The most oversubscribed facilities tell the story geographically. The Astoria Pool in Queens, the largest public outdoor pool in the United States at roughly 330 feet long, opened July 1st with a waitlist for lap-swim slots that stretched three days out before noon on opening day. McCarren Park Pool in Williamsburg, Brooklyn, reported similar pressure. Meanwhile, pools in Hunts Point in the South Bronx and Flushing Meadows-Corona Park in Queens consistently operate below capacity — not because demand is absent, but because transit access, program outreach, and the lingering stigma around non-swimmers in those communities suppress registration numbers, according to internal Parks Department documentation reviewed by The Daily New York.
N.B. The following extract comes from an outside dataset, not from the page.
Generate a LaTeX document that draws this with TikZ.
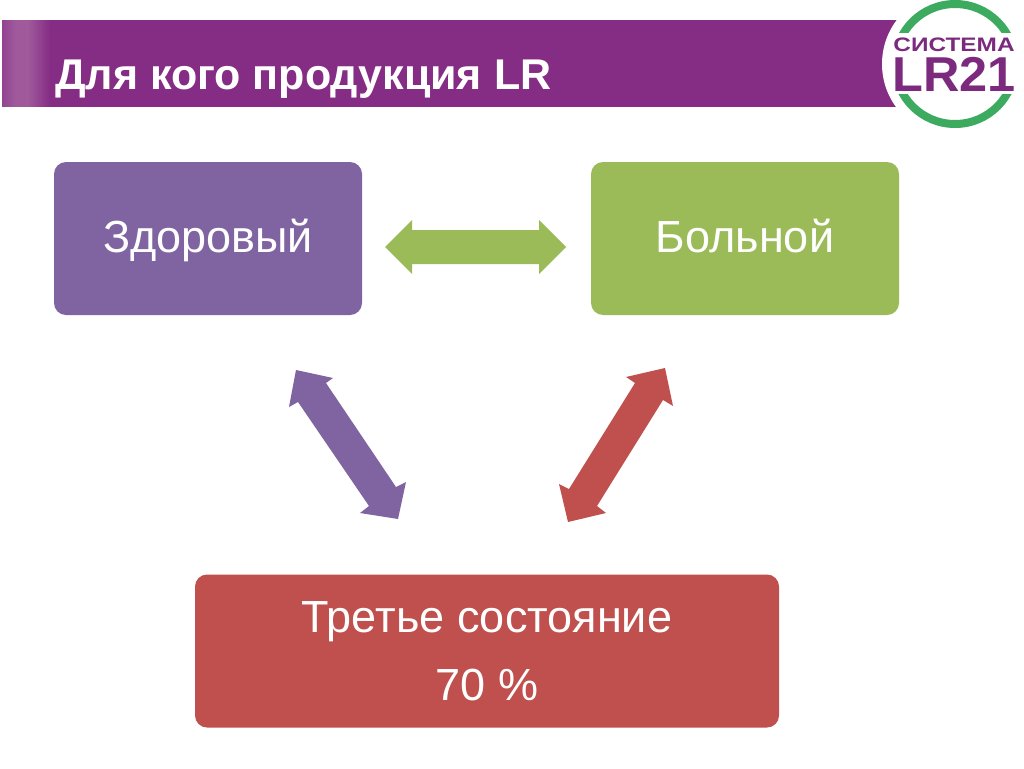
\documentclass[tikz,border=0pt]{standalone}
\usepackage{fontspec}
\setmainfont{Liberation Sans}
\definecolor{bannerc}{HTML}{852C84}
\definecolor{bannerl}{HTML}{A05A9C}
\definecolor{logotxt}{HTML}{7B2A7E}
\definecolor{purplebox}{HTML}{8064A2}
\definecolor{greenbox}{HTML}{9BBB59}
\definecolor{redbox}{HTML}{C0504D}
\definecolor{ringc}{HTML}{3CAA5F}
\tikzset{
 card/.style={rounded corners=12pt,text=white,inner sep=0pt,minimum height=153pt},
 cardtext/.style={font=\fontsize{45}{68}\selectfont,text height=32pt,text depth=5pt},
 logotext/.style={text=logotxt,inner sep=0pt,transform shape,text depth=0pt},
}
\begin{document}
\begin{tikzpicture}[x=1pt,y=-1pt]
\useasboundingbox (0,0) rectangle (1024,768);
\fill[white] (0,0) rectangle (1024,768);
% banner
\fill[bannerc] (2,20) rectangle (900,107);
\foreach \i in {2,...,49} {
  \pgfmathsetmacro\m{max(0,min(100,50+(\i-2)*3.6,(50-\i)*4.5))}
  \fill[bannerl!\m!bannerc] (\i,20) rectangle (\i+1.3,107);
}
\node[anchor=base west,text=white,font=\fontsize{43}{50}\selectfont\bfseries,inner sep=0pt] (title) at (55,89) {Для кого продукция LR};
% logo
\fill[white] (955,64) circle (73);
\begin{scope}
  \clip (880,-1) rectangle (1024,33) (880,94) rectangle (1024,130);
  \draw[ringc,line width=8pt] (955,64) circle (60);
\end{scope}
\node[logotext,anchor=base,xscale=1.25,font=\fontsize{19.5}{20}\selectfont\bfseries,text height=14pt] (lsys) at (954,52) {СИСТЕМА};
\node[logotext,anchor=base,xscale=1.03,font=\fontsize{49}{49}\selectfont\bfseries,text height=35pt] (llr) at (954,91) {LR21};
% boxes
\node[card,cardtext,fill=purplebox,minimum width=308pt] (a) at (208,238.5) {Здоровый};
\node[card,cardtext,fill=greenbox,minimum width=308pt] (b) at (745,238.5) {Больной};
\node[card,align=center,fill=redbox,minimum width=584pt,font=\fontsize{45}{68}\selectfont] (c) at (487,651) {Третье состояние\\70 \%};
% block arrows
\fill[greenbox] (385,247) -- (412,220) -- (412,230) -- (539,230) -- (539,220) -- (566,247) -- (539,274) -- (539,264) -- (412,264) -- (412,274) -- cycle;
\fill[purplebox] (296,370) -- (333,378) -- (326,383) -- (396,487) -- (406,482) -- (398,519) -- (360,513) -- (369,506) -- (298,402) -- (289,407) -- cycle;
\fill[redbox] (665,368) -- (673,406) -- (663,400) -- (597,506) -- (606,513) -- (568,522) -- (559,484) -- (569,489) -- (635,383) -- (626,377) -- cycle;
\end{tikzpicture}
\end{document}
Private options are expensive and increasingly competitive. Chelsea Piers on the Hudson River charges $150 monthly for pool access as part of a full fitness membership. The New York Athletic Club on Central Park South, which maintains one of the best 25-yard pools in Manhattan, runs memberships north of $10,000 annually. That gap between public and private infrastructure has created a two-tier fitness culture that aquatic advocates say is starker in swimming than in almost any other discipline. The YMCA of Greater New York — which operates 22 branches across the five boroughs — has seen a 31 percent increase in adult swim lesson enrollment since January 2026, a figure the organization shared publicly in a June report. Still, its branch in Harlem at 180 West 135th Street regularly turns away prospective students due to lane scarcity.
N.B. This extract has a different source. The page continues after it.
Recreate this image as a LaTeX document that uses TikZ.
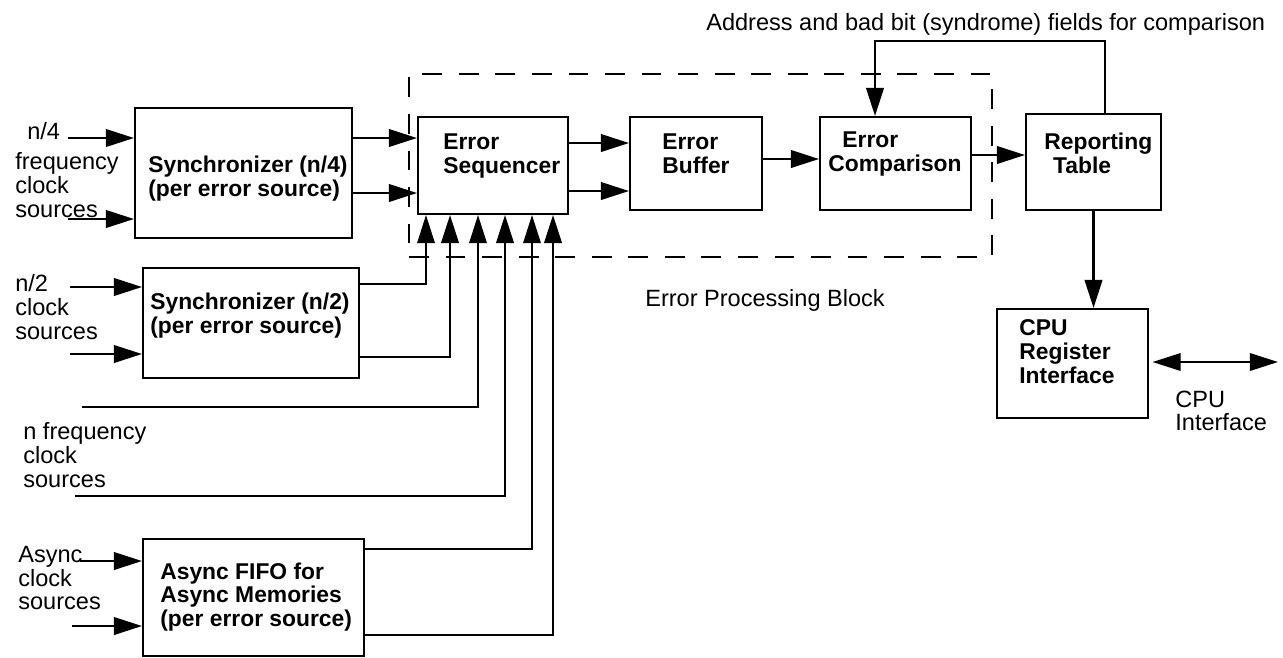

What the Numbers Say About Who We Think Swimming Is For

A 2025 study published by USA Swimming found that 64 percent of Black Americans and 45 percent of Hispanic Americans reported they could not swim, compared to 40 percent of white Americans. Those figures shadow New York's own participation data like a watermark. The city's Learn to Swim initiative, relaunched under the Parks Department in spring 2025 with $4.2 million in funding, specifically targets zip codes with historically low enrollment — including 10452 in the Bronx and 11212 in Brownsville, Brooklyn. Early returns from that program show completion rates above 70 percent among children aged 6 to 12, which program administrators consider promising.

Open-water swimming is a separate but growing subplot. The Downtown Boathouse on Pier 26 in Tribeca offers free kayaking, and Governors Island has quietly become a hub for open-water swim training groups that gather weekend mornings at 7 a.m. through the Urban Swimming collective. None of this is cheap or simple to scale.

For New Yorkers looking to get into the water this summer, the Parks Department's pool locator at nycgovparks.org shows real-time capacity at all 53 sites. Free swim hours run daily from 11 a.m. to 3 p.m. and again from 4 to 7 p.m. The Learn to Swim program still has slots in several Bronx and Staten Island locations through August 28th. If the participation surge of 2026 is going to mean anything lasting for the city's fitness culture, the next test is whether those numbers hold once the heat breaks — and whether the boroughs that have historically been locked out finally get the infrastructure to stay in the pool.